After China announced that it would begin ramping up its efforts to restrict the mining of cryptocurrency, the price of bitcoin (BTC-USD) fell to below $30,000 earlier this week, trading at a value not seen since the turn of the new year. The cryptocurrency has since rebounded slightly, now holding at a level just above $32,000.
Though the news and subsequent crash may have caused short term headaches in the crypto market, China’s crackdown on mining may actually benefit crypto in the long run, according to some experts.
“I think it's actually fantastic news for the Bitcoin ecosystem,” Peter Smith, Blockchain.com co-founder and CEO, told Yahoo Finance Live. “You're going to see a diversification of mining operations around the world. We've been seeing that trend over the last two years, as large mines are built in Europe, the U.S., and a variety of other geographic locations—but that trend is going to accelerate hard now.”
Smith cited the growing concern of Bitcoin mining becoming too highly concentrated in mainland China as a reason for a positive outlook on the crackdown. He predicts that over the next three to four years, this will yield a net positive for crypto as mining firms sell off their bitcoin and move their operations overseas.
Chinese mining firms have already begun planning to shift their businesses abroad, with companies eyeing countries ranging from the U.S. to Kazakhstan. According to Chris Zhu, owner of Chinese mining service platform INBTC, approximately 10% to 20% of miners in China have already initiated their move.
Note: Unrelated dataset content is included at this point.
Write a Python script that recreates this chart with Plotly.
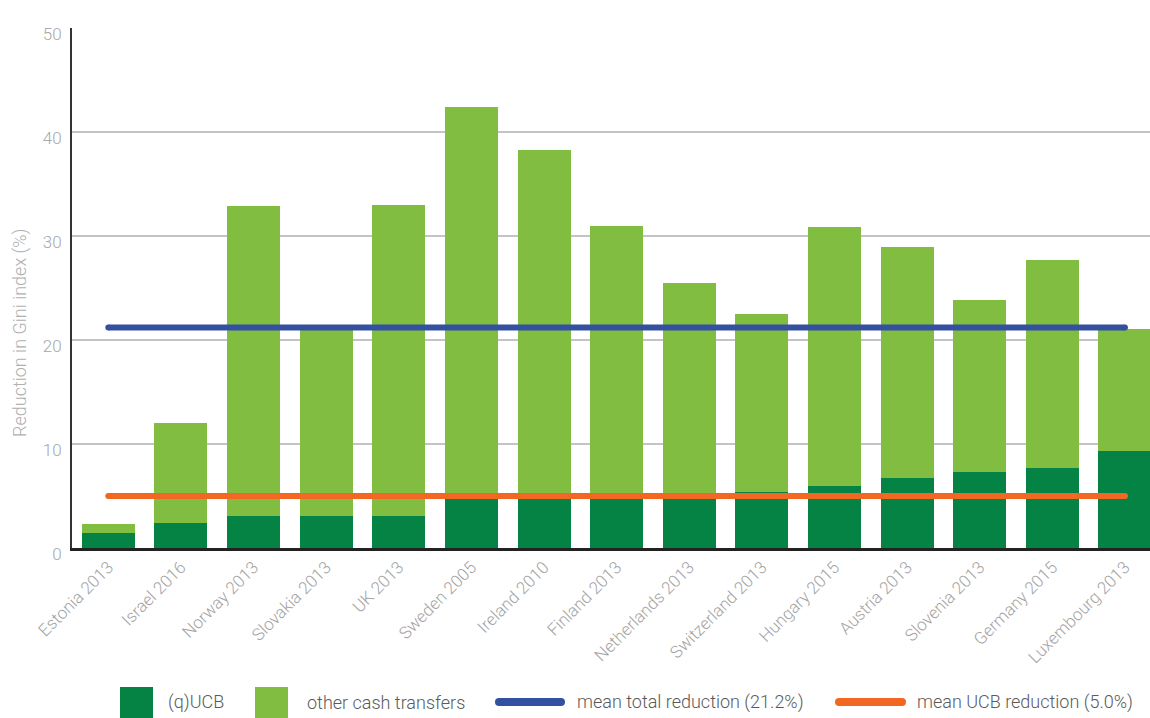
import plotly.graph_objects as go

categories = ["Estonia 2013", "Israel 2016", "Norway 2013", "Slovakia 2013", "UK 2013",
              "Sweden 2005", "Ireland 2010", "Finland 2013", "Netherlands 2013",
              "Switzerland 2013", "Hungary 2015", "Austria 2013", "Slovenia 2013",
              "Germany 2015", "Luxembourg 2013"]
ucb = [1.4, 2.4, 3.1, 3.1, 3.1, 4.7, 4.7, 4.8, 4.8, 5.4, 6.0, 6.7, 7.3, 7.7, 9.3]
other = [0.9, 9.6, 29.8, 17.9, 29.9, 37.7, 33.6, 26.2, 20.7, 17.1, 24.9, 22.2, 16.5, 20.0, 11.8]
mean_total = 21.2
mean_ucb = 5.0
yticks = [0, 10, 20, 30, 40, 50]

DARK = "#058344"
LIGHT = "#80bd41"
BLUE = "#3451a1"
ORANGE = "#f26722"
FONT = "Roboto"

W, H = 1150, 718
L, R, T, B = 72, 1150, 28, 548


def px(x):
    return (x - L) / (R - L)


def py(y):
    return (B - y) / (B - T)


fig = go.Figure()
fig.add_trace(go.Bar(x=categories, y=ucb, name="(q)UCB", marker=dict(color=DARK, line=dict(width=0))))
fig.add_trace(go.Bar(x=categories, y=other, name="other cash transfers",
                     marker=dict(color=LIGHT, line=dict(width=0))))
for val, col, nm in [(mean_total, BLUE, "mean total reduction"), (mean_ucb, ORANGE, "mean UCB reduction")]:
    fig.add_trace(go.Scatter(x=[categories[0], categories[-1]], y=[val, val], mode="lines+markers",
                             line=dict(color=col, width=6), marker=dict(color=col, size=6, line=dict(width=0)),
                             name=nm, hoverinfo="skip"))

fig.update_layout(
    width=W, height=H,
    margin=dict(l=L, r=W - R, t=T, b=H - B),
    barmode="stack", bargap=0.27,
    plot_bgcolor="white", paper_bgcolor="white",
    showlegend=False,
    font=dict(family=FONT, color="#999999", size=16, weight=300),
)
fig.update_xaxes(
    range=[-0.5, 14.345], tickangle=-45, showgrid=False,
    showline=True, linecolor="#222222", linewidth=2.5,
    tickfont=dict(family=FONT, size=17, color="#a3a3a3", weight=300), ticks="",
)
fig.update_yaxes(
    range=[0, 50], tickvals=yticks, showgrid=True, gridcolor="#c4c4c4", gridwidth=1.5,
    showline=True, linecolor="#333333", linewidth=2, zeroline=False,
    tickfont=dict(family=FONT, size=17, color="#a8a8a8", weight=300),
    ticklabelshift=6, ticklabelstandoff=5, ticks="",
)

# y-axis title
fig.add_annotation(text="Reduction in Gini index (%)", xref="paper", yref="paper",
                   x=px(20), y=py(333), textangle=-90, showarrow=False,
                   xanchor="center", yanchor="middle",
                   font=dict(family=FONT, size=18, color="#b0b0b0", weight=300))

# custom legend
LEG_Y = 702
legend_items = [
    ("box", DARK, 120, 153, 166, "(q)UCB"),
    ("box", LIGHT, 255, 288, 305, "other cash transfers"),
    ("line", BLUE, 499, 561, 575, "mean total reduction (21.2%)"),
    ("line", ORANGE, 839, 902, 915, "mean UCB reduction (5.0%)"),
]
for kind, col, x0, x1, tx, label in legend_items:
    if kind == "box":
        fig.add_shape(type="rect", xref="paper", yref="paper", x0=px(x0), x1=px(x1),
                      y0=py(718), y1=py(687), fillcolor=col, line=dict(width=0))
    else:
        fig.add_shape(type="line", xref="paper", yref="paper", x0=px(x0), x1=px(x1),
                      y0=py(LEG_Y), y1=py(LEG_Y), line=dict(color=col, width=8))
        for cx in (x0, x1):
            fig.add_shape(type="circle", xref="paper", yref="paper", x0=px(cx - 4), x1=px(cx + 4),
                          y0=py(LEG_Y + 4), y1=py(LEG_Y - 4), fillcolor=col, line=dict(width=0))
    fig.add_annotation(text=label, xref="paper", yref="paper", x=px(tx), y=py(LEG_Y),
                       xanchor="left", yanchor="middle", showarrow=False,
                       font=dict(family=FONT, size=18, color="#5a5a5a", weight=300))

fig.write_html("out.html", config={"displayModeBar": False},
               post_script="document.body.style.margin='0';document.body.style.overflow='hidden';")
"We spent around ten days getting to Sichuan, only for operations to stop there too," Zhu told AFP. "It's going to be tough to continue here."
As for what the implications of Beijing’s restrictions on mining will have in terms of Environmental, Social, and Governance (ESG), Smith believes there is not enough available information to make a judgement call. According to him, the “vast majority” of mining operations being built today are powered by some form of clean energy.
“You're going to see mining companies start to disclose where they're getting their energy,” Smith added. “And for the most part, Bitcoin mines are powered in places where there's really low energy cost.”
Crypto mining’s issues surrounding social impact need to be “figured out” before large asset managers begin significant investment campaigns, Smith said. Ultimately, he believes this will happen once more data is made public regarding energy sourcing and consumption by mining operations.
“The ESG problem, though, is one that you need to solve over the next five years as you start to bring bigger and bigger funds into the space, like your BlackRocks (BLK) and Blackstones (BX) of the world,” Smith said. “So I don't think it was institutions selling because they suddenly realized that there's ESG concerns. I think it just kind of caps what institutions can come into this space until that's solved.”